Repayments, term length and flexibility

You can schedule repayments weekly, fortnightly, or monthly — matching your pay cycle where possible. More frequent repayments reduce the outstanding balance faster, which can lower the total interest paid over the life of the loan. It’s a small adjustment that adds up over a multi-year term.

The fixed rate stays constant for the full loan term, meaning your repayment amount won’t change regardless of broader rate movements. That suits borrowers who prefer certainty over the potential variability of a floating rate. The variable rate version of this product does include a redraw facility — the fixed rate option does not.

Extra repayments are free and unrestricted. However, fully discharging the loan early triggers the discharge fee. If you’re weighing a large lump sum payment to clear the debt ahead of schedule, include that fee in your cost-benefit thinking before pulling the trigger.

Pros and cons at a glance

The St.George unsecured personal loan has a genuinely broad feature set: wide borrowing range, flexible term options, self-employed applicants accepted, and fast funding for existing customers. Disclosing the median rate of 16.09% p.a. is a more transparent approach than many lenders who advertise only the lowest possible figure.

On the downside, the $15 monthly account fee and discharge fee for early full repayment add costs that some competitors avoid. The upper rate of 21.99% p.a. is steep, and the fixed rate option lacks redraw — which matters if you want flexibility to access any extra repayments you’ve made.

Pros

  • Fixed rate from 7.00% p.a. — predictable repayments for the full loan term
  • Borrow from $2,000 to $50,000 across terms from 1 to 7 years
  • Self-employed applicants accepted with appropriate documentation
  • Funds within 60 minutes for existing St.George customers
  • Decision within 60 seconds of submitting the application
  • Median rate of 16.09% p.a. disclosed — clearer than many competitors

Cons

  • Monthly loan account fee of $15 increases the true cost beyond the advertised rate
  • Discharge fee applies for early full repayment ($150 within 12 months, $100 after)
  • No redraw facility on the fixed rate product
  • Rate ceiling of 21.99% p.a. is high for lower credit-score applicants
  • Funds to non-St.George accounts take up to three days

Is the St.George unsecured personal loan worth it?
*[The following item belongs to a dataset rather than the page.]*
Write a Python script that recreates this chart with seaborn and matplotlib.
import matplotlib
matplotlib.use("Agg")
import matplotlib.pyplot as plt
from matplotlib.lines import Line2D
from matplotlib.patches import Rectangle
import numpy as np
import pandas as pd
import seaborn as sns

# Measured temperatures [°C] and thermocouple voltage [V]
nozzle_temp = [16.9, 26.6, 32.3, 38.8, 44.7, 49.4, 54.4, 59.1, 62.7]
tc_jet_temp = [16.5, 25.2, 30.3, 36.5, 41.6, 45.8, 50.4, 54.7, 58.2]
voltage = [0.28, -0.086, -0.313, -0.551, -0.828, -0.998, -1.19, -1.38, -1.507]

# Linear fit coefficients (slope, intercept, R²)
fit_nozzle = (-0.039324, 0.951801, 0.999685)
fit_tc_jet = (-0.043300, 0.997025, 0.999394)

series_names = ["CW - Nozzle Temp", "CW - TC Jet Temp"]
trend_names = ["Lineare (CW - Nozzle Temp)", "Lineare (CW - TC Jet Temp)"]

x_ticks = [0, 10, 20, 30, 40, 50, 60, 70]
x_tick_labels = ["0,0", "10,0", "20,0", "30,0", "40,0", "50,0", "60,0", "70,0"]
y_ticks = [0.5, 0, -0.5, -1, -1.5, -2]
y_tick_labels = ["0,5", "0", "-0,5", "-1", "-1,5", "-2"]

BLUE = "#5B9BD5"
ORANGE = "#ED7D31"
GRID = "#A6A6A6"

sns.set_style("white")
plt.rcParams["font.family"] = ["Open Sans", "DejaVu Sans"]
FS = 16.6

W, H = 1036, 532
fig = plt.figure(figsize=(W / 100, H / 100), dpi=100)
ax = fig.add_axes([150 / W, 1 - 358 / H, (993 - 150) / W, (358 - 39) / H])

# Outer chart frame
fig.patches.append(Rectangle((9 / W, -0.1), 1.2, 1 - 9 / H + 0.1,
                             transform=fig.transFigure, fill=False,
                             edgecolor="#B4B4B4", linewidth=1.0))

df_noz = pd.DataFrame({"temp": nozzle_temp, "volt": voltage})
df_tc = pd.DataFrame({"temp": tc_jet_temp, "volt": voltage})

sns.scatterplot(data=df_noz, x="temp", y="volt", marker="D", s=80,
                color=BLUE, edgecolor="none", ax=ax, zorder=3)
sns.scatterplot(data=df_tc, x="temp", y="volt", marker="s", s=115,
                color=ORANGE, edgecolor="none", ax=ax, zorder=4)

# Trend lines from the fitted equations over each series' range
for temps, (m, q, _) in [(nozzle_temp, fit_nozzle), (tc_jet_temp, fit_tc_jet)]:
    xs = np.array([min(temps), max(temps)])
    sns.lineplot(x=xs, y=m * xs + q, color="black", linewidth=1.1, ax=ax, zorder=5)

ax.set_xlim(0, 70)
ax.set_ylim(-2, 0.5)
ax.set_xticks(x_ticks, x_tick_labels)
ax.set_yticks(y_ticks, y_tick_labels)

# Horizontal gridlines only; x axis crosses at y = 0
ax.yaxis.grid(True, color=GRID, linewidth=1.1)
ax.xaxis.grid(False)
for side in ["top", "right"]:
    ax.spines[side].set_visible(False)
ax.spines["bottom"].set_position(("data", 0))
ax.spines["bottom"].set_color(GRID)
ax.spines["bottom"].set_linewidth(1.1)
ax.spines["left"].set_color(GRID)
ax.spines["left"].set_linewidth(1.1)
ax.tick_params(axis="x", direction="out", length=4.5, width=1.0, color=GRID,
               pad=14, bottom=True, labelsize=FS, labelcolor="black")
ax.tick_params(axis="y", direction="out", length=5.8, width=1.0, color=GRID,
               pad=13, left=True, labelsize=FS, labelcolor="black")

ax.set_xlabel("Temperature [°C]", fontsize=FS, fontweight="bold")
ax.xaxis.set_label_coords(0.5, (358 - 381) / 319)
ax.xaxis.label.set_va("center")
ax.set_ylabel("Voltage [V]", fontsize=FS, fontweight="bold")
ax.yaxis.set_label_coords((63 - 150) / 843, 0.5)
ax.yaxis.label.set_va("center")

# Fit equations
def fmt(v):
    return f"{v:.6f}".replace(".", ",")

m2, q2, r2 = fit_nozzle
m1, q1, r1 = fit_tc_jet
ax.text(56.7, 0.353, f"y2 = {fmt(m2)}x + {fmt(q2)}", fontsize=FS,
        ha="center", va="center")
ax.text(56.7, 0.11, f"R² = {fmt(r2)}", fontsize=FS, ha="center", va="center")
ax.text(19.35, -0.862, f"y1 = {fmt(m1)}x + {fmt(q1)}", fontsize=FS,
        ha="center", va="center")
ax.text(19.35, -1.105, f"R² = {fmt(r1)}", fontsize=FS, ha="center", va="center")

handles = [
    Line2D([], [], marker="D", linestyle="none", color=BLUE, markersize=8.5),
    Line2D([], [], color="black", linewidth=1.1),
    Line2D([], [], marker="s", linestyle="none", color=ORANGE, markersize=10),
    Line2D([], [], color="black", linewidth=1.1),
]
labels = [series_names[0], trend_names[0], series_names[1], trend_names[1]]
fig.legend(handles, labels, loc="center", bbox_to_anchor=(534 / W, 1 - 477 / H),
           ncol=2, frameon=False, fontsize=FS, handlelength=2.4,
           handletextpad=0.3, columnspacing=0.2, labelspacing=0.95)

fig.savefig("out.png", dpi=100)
For borrowers likely to land at or below the median rate — those with strong credit histories and stable income — this loan competes well. The fixed rate, broad term range, and self-employed eligibility give it wider appeal than many bank personal loan products available in Australia.

Existing St.George customers have the clearest reason to consider it first. A faster application, pre-filled details, and same-day funding make the experience genuinely smoother. If this is already your main bank, checking eligibility here before looking elsewhere is a logical starting point.

For borrowers at the higher credit risk end, the rate ceiling and ongoing monthly fee may make other options more cost-effective. And if you’re likely to repay the loan early, build the discharge fee into your calculations — it’s not enormous, but it’s real.

The St.George unsecured personal loan works best for the right borrower profile. Get clear on where your credit score sits, model different loan terms, and always compare the comparison rate — not just the interest rate — before you decide.

A bit of groundwork upfront makes the decision clearer and could save a meaningful amount over the full loan term. Compare total cost and terms carefully before committing.